Return the listing below verbatim. Pictures do not belong in the copy.

=== DATA SECTION ===
------------------------------------

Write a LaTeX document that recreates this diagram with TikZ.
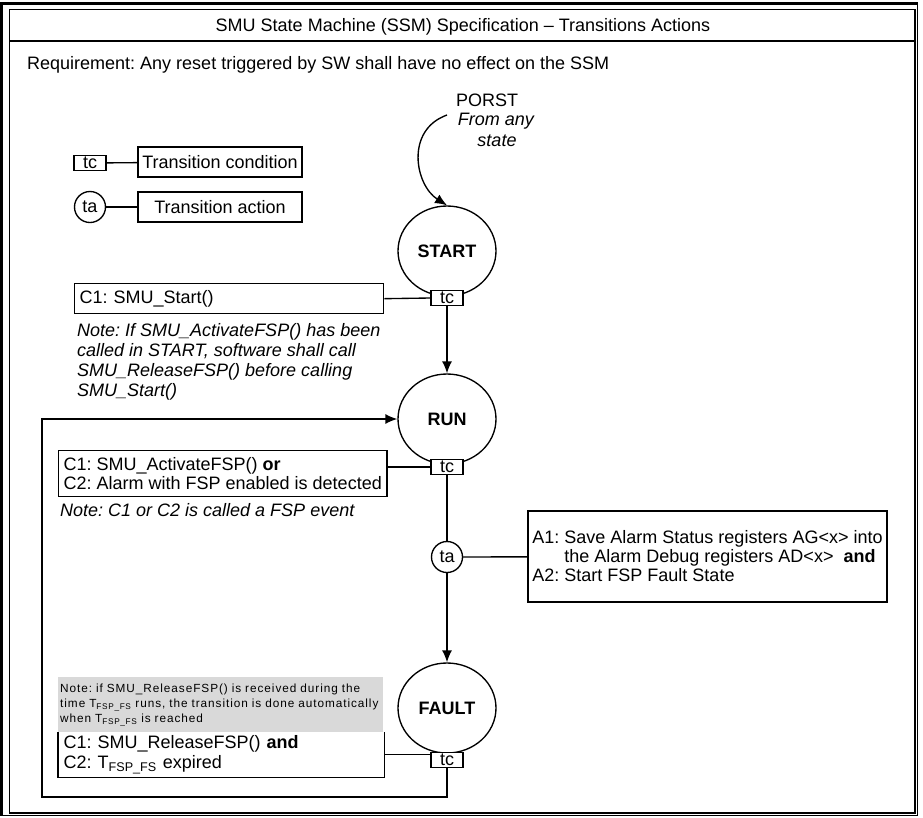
\documentclass[tikz,border=0pt]{standalone}
\usepackage{fontspec}
\setmainfont{Liberation Sans}
\newfontfamily\notefont[LetterSpace=8]{Liberation Sans}
\usetikzlibrary{arrows.meta,shapes.geometric}
\frenchspacing
\begin{document}
\begin{tikzpicture}[x=1pt,y=-1pt,
  every node/.style={font=\fontsize{18}{20}\selectfont},
  ln/.style={line width=1.35pt},
  state/.style={draw, ellipse, line width=1.35pt, minimum width=98pt, minimum height=90pt, inner sep=0pt, font=\fontsize{18}{20}\selectfont\bfseries},
  tcbox/.style={draw, fill=white, line width=1.35pt, minimum width=32pt, minimum height=15pt, inner sep=0pt},
  tacirc/.style={draw, circle, fill=white, line width=1.35pt, minimum size=31pt, inner sep=0pt},
  legbox/.style={draw, line width=1.35pt, minimum width=164pt, minimum height=30pt, inner sep=0pt},
  condbox/.style={line width=1.35pt, inner xsep=5pt, inner ysep=0pt, align=left, anchor=north west},
  note/.style={font=\fontsize{18}{20}\selectfont\itshape, inner sep=0pt, align=left, anchor=west},
  arr/.style={-{Latex[length=12pt,width=10pt]}, line width=1.35pt},
  ]
\useasboundingbox (0,0) rectangle (923,817);
% frame
\draw[line width=1.2pt] (2,3.5) rectangle (917.5,815.5);
\draw[line width=2.5pt] (1.5,815.5) -- (1.5,3.5) -- (917.5,3.5);
\draw[ln] (9.5,9.5) rectangle (915,813);
\draw[ln] (9.5,41) -- (915,41);
\node (title) at (463,27) {SMU State Machine (SSM) Specification – Transitions Actions};
\node[anchor=west, inner sep=0pt] (req) at (27,65) {Requirement: Any reset triggered by SW shall have no effect on the SSM};
% legend
\node[tcbox] (ltc) at (90,163) {tc};
\node[legbox] (ltcbox) at (220,162) {Transition condition};
\draw[ln] (ltc) -- (ltcbox);
\node[tacirc] (lta) at (90,207) {ta};
\node[legbox] (ltabox) at (220,207) {Transition action};
\draw[ln] (lta) -- (ltabox);
% PORST
\node (porst) at (487,100) {PORST};
\node[font=\fontsize{18}{20}\selectfont\itshape] (fromany) at (496,121) {From any};
\node[font=\fontsize{18}{20}\selectfont\itshape] (fstate) at (497,141) {state};
\coordinate (pstart) at (447,115);
% states
\node[state] (start) at (447,251) {START};
\node[state] (run) at (447,419) {RUN};
\node[state] (fault) at (447,708) {FAULT};
\draw[arr] (pstart) .. controls (405,130) and (415,185) .. (start.north);
% START -> RUN
\node[tcbox] (tc1) at (447,298) {tc};
\node[condbox, draw, text width=299pt, minimum height=30pt] (c1box) at (74,283) {C1: SMU\_Start()};
\draw[ln] (c1box.east) -- (tc1.west);
\node[note] (note1) at (77,362) {Note: If SMU\_ActivateFSP() has been\\called in START, software shall call\\SMU\_ReleaseFSP() before calling\\SMU\_Start()};
\draw[arr] (tc1) -- (run);
% RUN -> FAULT
\node[tcbox] (tc2) at (447,467) {tc};
\node[condbox, draw, minimum width=325pt, minimum height=46pt, font=\fontsize{18}{19}\selectfont] (c2box) at (58,450) {C1: SMU\_ActivateFSP() \textbf{or}\\C2: Alarm with FSP enabled is detected};
\draw[ln] (tc2.west) -- (tc2.west -| c2box.east);
\node[note] (note2) at (60,510) {Note: C1 or C2 is called a FSP event};
\node[tacirc] (ta) at (447,557) {ta};
\draw[ln] (tc2) -- (ta);
\draw[arr] (ta) -- (fault);
\node[draw, line width=1.35pt, minimum width=359pt, minimum height=91pt, inner sep=0pt, align=left, font=\fontsize{18}{19}\selectfont] (actbox) at (707.5,556.5) {A1: Save Alarm Status registers AG<x> into\\\hspace*{32pt}the Alarm Debug registers AD<x> \ \textbf{and}\\A2: Start FSP Fault State};
\draw[ln] (ta) -- (actbox);
% FAULT -> RUN
\node[fill={rgb,255:red,217;green,217;blue,217}, minimum width=325pt, minimum height=55pt, text width=321pt, inner xsep=2pt, inner ysep=0pt, anchor=north west, align=left, font=\notefont\fontsize{11.8}{15}\selectfont] (gnote) at (58,677) {Note: if SMU\_ReleaseFSP() is received during the\\time T\textsubscript{FSP\_FS} runs, the transition is done automatically\\when T\textsubscript{FSP\_FS} is reached};
\node[condbox, text width=315pt, minimum height=44pt] (c3box) at (58,732) {C1: SMU\_ReleaseFSP() \textbf{and}\\C2: T\textsubscript{FSP\_FS} expired};
\draw[ln] (c3box.north west) -- (c3box.south west) -- (c3box.south east) -- (c3box.north east);
\node[tcbox] (tc3) at (447,760) {tc};
\draw[ln] (c3box.east) -- (c3box.east -| tc3.west);
\coordinate (lbr) at (447,797);
\coordinate (lbl) at (42,797);
\draw[arr] (tc3) -- (lbr) -- (lbl) |- (run);
\end{tikzpicture}
\end{document}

------------------------------------

=== THE REPLY ===
Write a LaTeX document that recreates this diagram with TikZ.
\documentclass[tikz,border=0pt]{standalone}
\usepackage{fontspec}
\setmainfont{Liberation Sans}
\newfontfamily\notefont[LetterSpace=8]{Liberation Sans}
\usetikzlibrary{arrows.meta,shapes.geometric}
\frenchspacing
\begin{document}
\begin{tikzpicture}[x=1pt,y=-1pt,
  every node/.style={font=\fontsize{18}{20}\selectfont},
  ln/.style={line width=1.35pt},
  state/.style={draw, ellipse, line width=1.35pt, minimum width=98pt, minimum height=90pt, inner sep=0pt, font=\fontsize{18}{20}\selectfont\bfseries},
  tcbox/.style={draw, fill=white, line width=1.35pt, minimum width=32pt, minimum height=15pt, inner sep=0pt},
  tacirc/.style={draw, circle, fill=white, line width=1.35pt, minimum size=31pt, inner sep=0pt},
  legbox/.style={draw, line width=1.35pt, minimum width=164pt, minimum height=30pt, inner sep=0pt},
  condbox/.style={line width=1.35pt, inner xsep=5pt, inner ysep=0pt, align=left, anchor=north west},
  note/.style={font=\fontsize{18}{20}\selectfont\itshape, inner sep=0pt, align=left, anchor=west},
  arr/.style={-{Latex[length=12pt,width=10pt]}, line width=1.35pt},
  ]
\useasboundingbox (0,0) rectangle (923,817);
% frame
\draw[line width=1.2pt] (2,3.5) rectangle (917.5,815.5);
\draw[line width=2.5pt] (1.5,815.5) -- (1.5,3.5) -- (917.5,3.5);
\draw[ln] (9.5,9.5) rectangle (915,813);
\draw[ln] (9.5,41) -- (915,41);
\node (title) at (463,27) {SMU State Machine (SSM) Specification – Transitions Actions};
\node[anchor=west, inner sep=0pt] (req) at (27,65) {Requirement: Any reset triggered by SW shall have no effect on the SSM};
% legend
\node[tcbox] (ltc) at (90,163) {tc};
\node[legbox] (ltcbox) at (220,162) {Transition condition};
\draw[ln] (ltc) -- (ltcbox);
\node[tacirc] (lta) at (90,207) {ta};
\node[legbox] (ltabox) at (220,207) {Transition action};
\draw[ln] (lta) -- (ltabox);
% PORST
\node (porst) at (487,100) {PORST};
\node[font=\fontsize{18}{20}\selectfont\itshape] (fromany) at (496,121) {From any};
\node[font=\fontsize{18}{20}\selectfont\itshape] (fstate) at (497,141) {state};
\coordinate (pstart) at (447,115);
% states
\node[state] (start) at (447,251) {START};
\node[state] (run) at (447,419) {RUN};
\node[state] (fault) at (447,708) {FAULT};
\draw[arr] (pstart) .. controls (405,130) and (415,185) .. (start.north);
% START -> RUN
\node[tcbox] (tc1) at (447,298) {tc};
\node[condbox, draw, text width=299pt, minimum height=30pt] (c1box) at (74,283) {C1: SMU\_Start()};
\draw[ln] (c1box.east) -- (tc1.west);
\node[note] (note1) at (77,362) {Note: If SMU\_ActivateFSP() has been\\called in START, software shall call\\SMU\_ReleaseFSP() before calling\\SMU\_Start()};
\draw[arr] (tc1) -- (run);
% RUN -> FAULT
\node[tcbox] (tc2) at (447,467) {tc};
\node[condbox, draw, minimum width=325pt, minimum height=46pt, font=\fontsize{18}{19}\selectfont] (c2box) at (58,450) {C1: SMU\_ActivateFSP() \textbf{or}\\C2: Alarm with FSP enabled is detected};
\draw[ln] (tc2.west) -- (tc2.west -| c2box.east);
\node[note] (note2) at (60,510) {Note: C1 or C2 is called a FSP event};
\node[tacirc] (ta) at (447,557) {ta};
\draw[ln] (tc2) -- (ta);
\draw[arr] (ta) -- (fault);
\node[draw, line width=1.35pt, minimum width=359pt, minimum height=91pt, inner sep=0pt, align=left, font=\fontsize{18}{19}\selectfont] (actbox) at (707.5,556.5) {A1: Save Alarm Status registers AG<x> into\\\hspace*{32pt}the Alarm Debug registers AD<x> \ \textbf{and}\\A2: Start FSP Fault State};
\draw[ln] (ta) -- (actbox);
% FAULT -> RUN
\node[fill={rgb,255:red,217;green,217;blue,217}, minimum width=325pt, minimum height=55pt, text width=321pt, inner xsep=2pt, inner ysep=0pt, anchor=north west, align=left, font=\notefont\fontsize{11.8}{15}\selectfont] (gnote) at (58,677) {Note: if SMU\_ReleaseFSP() is received during the\\time T\textsubscript{FSP\_FS} runs, the transition is done automatically\\when T\textsubscript{FSP\_FS} is reached};
\node[condbox, text width=315pt, minimum height=44pt] (c3box) at (58,732) {C1: SMU\_ReleaseFSP() \textbf{and}\\C2: T\textsubscript{FSP\_FS} expired};
\draw[ln] (c3box.north west) -- (c3box.south west) -- (c3box.south east) -- (c3box.north east);
\node[tcbox] (tc3) at (447,760) {tc};
\draw[ln] (c3box.east) -- (c3box.east -| tc3.west);
\coordinate (lbr) at (447,797);
\coordinate (lbl) at (42,797);
\draw[arr] (tc3) -- (lbr) -- (lbl) |- (run);
\end{tikzpicture}
\end{document}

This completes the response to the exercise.